Ce petit roman aux accents faussement policiers est truffé de bonnes idées. Le tableau que dresse Ken Follett des milieux artistiques, et en particulier des marchands d’art, est surprenant : il y dénonce l’immodestie de certains artistes et surtout l’influence souvent néfaste des galeristes. Ces hommes et ces femmes, qui parfois n’ont guère de connaissances valides dans le domaine, sont présentés comme des intermédiaires malhonnêtes, acteurs d’un marché aux règles truquées. Ecrit en 1976, ce texte met en valeur les défauts d’un monde de l’art en cours de constitution, où l’ambition et le profit ne laissent guère de place aux œuvres elles-mêmes. En dévoilant les coulisses, l’auteur rappelle que l’art est avant tout un plaisir des sens, avant d’être une marchandise.

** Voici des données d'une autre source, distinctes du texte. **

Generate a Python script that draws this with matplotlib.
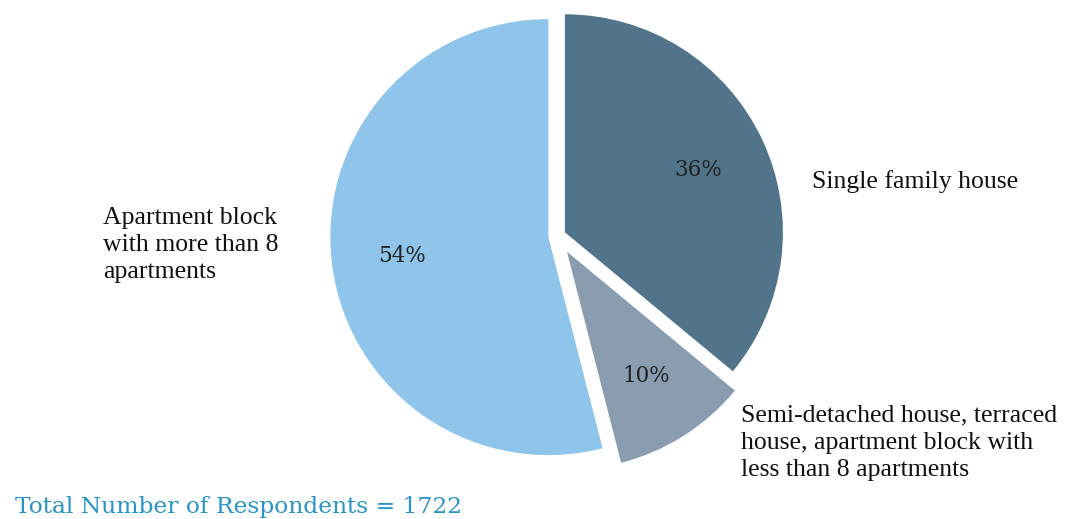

Ces aspects sympathiques du roman ne parviennent toutefois pas à faire oublier ses défauts, à commencer par une intrigue qui part dans tous les sens. La kyrielle de personnages nécessaire au rebondissement du dénouement est longue à introduire, d’autant que beaucoup d’entre eux sont caricaturaux. Le détective privé est aussi agaçant que le jeune homme fauché sur le point d’inaugurer sa galerie. Et que dire de l’actrice soi-disant altruiste, qui se laisse embobiner par un séducteur douteux. Pas un d’entre eux n’est véritablement attachant, pas même la jeune Dee aussi suffisante que candide.

On est loin du chef-d’œuvre, mais il faut concéder qu’on passe un moment pas trop désagréable. Et il est toujours plaisant de voir les prétendus puissants de ce monde se faire botter l’arrière-train par plus malins qu’eux.

 Le Scandale Modigliani, Ken Follett, 1976.